Often, we get bespoke requests for information from the Royal Navy, which for me is the super interesting aspect of my job. These are like a mini research projects which have tight deadlines. The Royal Navy provides the question then a subject matter expert, such as myself, digs deep into data to find the answer.

Outside my ‘desk job’ our team provides briefings to VIPs, in January I briefed the director of the National Geospatial-Intelligence Agency and the Rear Admiral of Command Strike Force. I work with other teams in the office, most recently the data science team who have been using machine learning to model and identify mangrove forests from satellite imagery. I have collaborated with the business product department advising on marine data that can be utilised in the UKHO’s new Marine Data Portal. I’ve even been able to attend the Marine Science Coordination Committee meeting when the UKHO hosted the event last year.

I never envisioned a job in the civil service to be so diverse but everyday there is collaboration, innovation and analysis.  So why am I loving being a scientist in the civil service?

  • You always have the back up of a team.
  • Work life balance is key, hours are very much 9-5 and across the business there is flexible working.
  • Overdoing it is discouraged and if this happens, managers look to bring in help from other teams or provide help from fixed term appointments where possible.
  • You’re expected to learn and grow.
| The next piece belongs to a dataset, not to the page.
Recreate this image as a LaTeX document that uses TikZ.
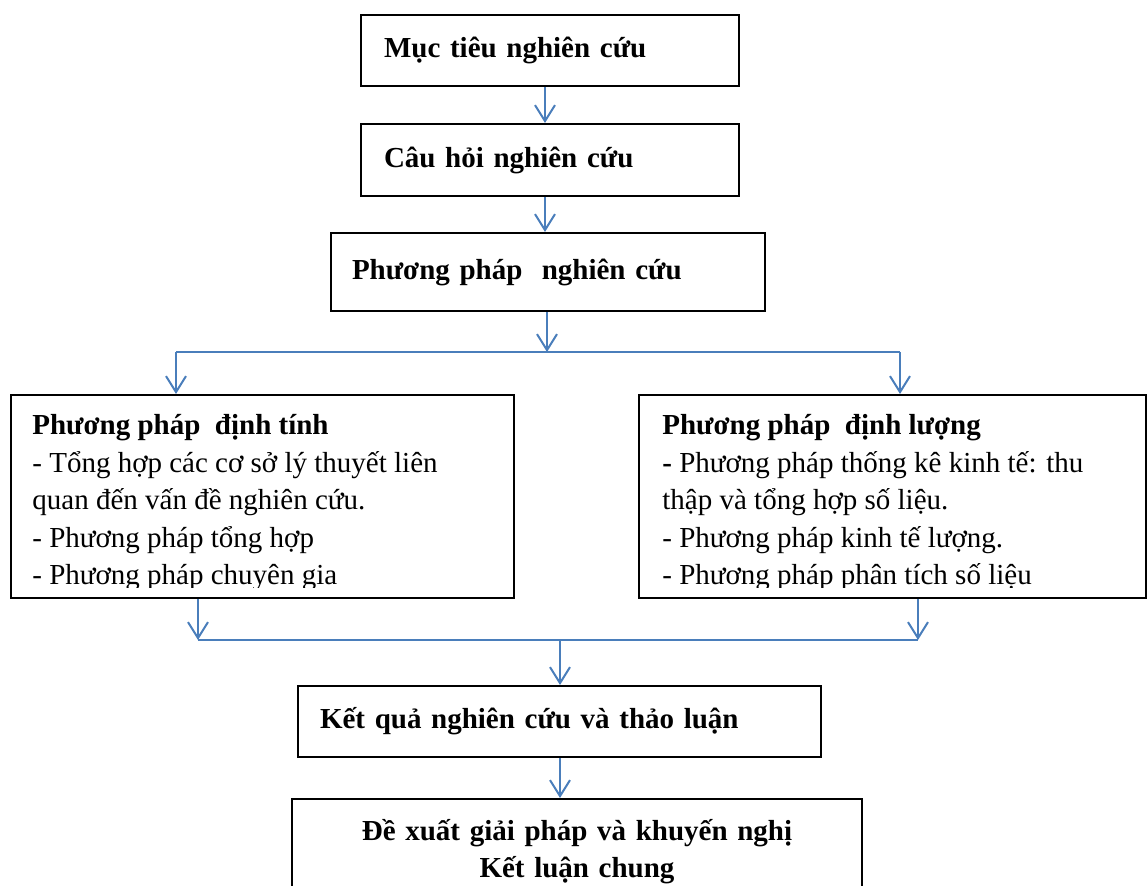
\documentclass[tikz,border=0pt]{standalone}
\usepackage{fontspec}
\setmainfont{Liberation Serif}
\usetikzlibrary{arrows.meta}
\definecolor{arrowblue}{RGB}{74,126,187}
\begin{document}
\begin{tikzpicture}[x=0.5pt,y=-0.5pt,
box/.style={draw,line width=1pt,inner sep=0pt},
txt/.style={inner sep=0pt,align=left,font=\fontsize{14.5}{18.75}\selectfont},
head/.style={draw,line width=1pt,align=left,inner ysep=0pt,font=\fontsize{14.5}{18.75}\selectfont\bfseries},
line/.style={arrowblue,line width=1pt},
arr/.style={line,-{Straight Barb[length=8pt,width=10pt,line width=1pt]}},
%every node/.style={scale=1},
]
\useasboundingbox (0,0) rectangle (1147,886);
\node[head,inner xsep=11.5pt,text width=166pt,minimum height=35.5pt] (muctieu) at (550,50.5) {Mục tiêu nghiên cứu};
\node[head,inner xsep=11.5pt,text width=166pt,minimum height=36pt] (cauhoi) at (550,160) {Câu hỏi nghiên cứu};
\node[head,inner xsep=10.5pt,text width=196pt,minimum height=39pt] (ppnc) at (548,272) {Phương pháp~ nghiên cứu};
% hai nhanh
\node[box,minimum width=251.5pt,minimum height=101.5pt] (dinhtinh) at (262.5,496.5) {};
\node[box,minimum width=253.5pt,minimum height=101.5pt] (dinhluong) at (892.5,496.5) {};
\begin{scope}
\clip (11,395) rectangle (1147,588);
\node[txt,anchor=north west] (tdinhtinh) at (32,414) {\textbf{Phương pháp~ định tính}\\
- Tổng hợp các cơ sở lý thuyết liên\\
quan đến vấn đề nghiên cứu.\\
- Phương pháp tổng hợp\\
- Phương pháp chuyên gia};
\node[txt,anchor=north west] (tdinhluong) at (662,414) {\textbf{Phương pháp~ định lượng}\\
\textbf{-} Phương pháp thống kê kinh tế: thu\\
thập và tổng hợp số liệu.\\
- Phương pháp kinh tế lượng.\\
- Phương pháp phân tích số liệu};
\end{scope}
\node[head,inner xsep=11pt,text width=239.5pt,minimum height=35.5pt] (ketqua) at (559.5,721.5) {Kết quả nghiên cứu và thảo luận};
\node[head,align=center,text width=285pt,inner xsep=0pt,minimum height=51pt,anchor=north] (dexuat) at (577,798)
{\raisebox{0pt}[12pt][0pt]{}Đề xuất giải pháp và khuyến nghị\\Kết luận chung\\[10pt]};
% duong noi
\coordinate (tach) at (547,352);
\coordinate (tachL) at (176,352);
\coordinate (tachR) at (900,352);
\coordinate (gopL) at (198,640);
\coordinate (gopR) at (918,640);
\coordinate (gop) at (560,640);
\draw[arr] ([xshift=-2.5pt]muctieu.south) -- ([xshift=-2.5pt]cauhoi.north);
\draw[arr] ([xshift=-2.5pt]cauhoi.south) -- ([xshift=-1.5pt]ppnc.north);
\draw[arr] (ppnc.south -| tach) -- (tach);
\draw[line] (tachL) -- (tachR);
\draw[arr] (tachL) -- (tachL |- dinhtinh.north);
\draw[arr] (tachR) -- (tachR |- dinhluong.north);
\draw[arr] (gopL |- dinhtinh.south) -- (gopL);
\draw[arr] (gopR |- dinhluong.south) -- (gopR);
\draw[line] (gopL) -- (gopR);
\draw[arr] (gop) -- (gop |- ketqua.north);
\draw[arr] (ketqua.south -| gop) -- (gop |- dexuat.north);
\end{tikzpicture}
\end{document}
Your development plan is a key part to planning the year, giving you ample opportunity to attend courses and to create time to self-learn.
  • The civil service has ‘expressions of interest’ that are like mini jobs to do along side your day job. This is a great way to try out other areas of the business or to trial run a new role like in management.

I am aware that this is still the beginning of a very long journey in life. Who knows where this role will lead and which direction development will occur in. But if I’ve learnt anything over the last 10 years, it is to follow what interests you. Find a niche of fascination, follow it into the excitement of the unknown. I believe there is job satisfaction in that method that will stay with you forever.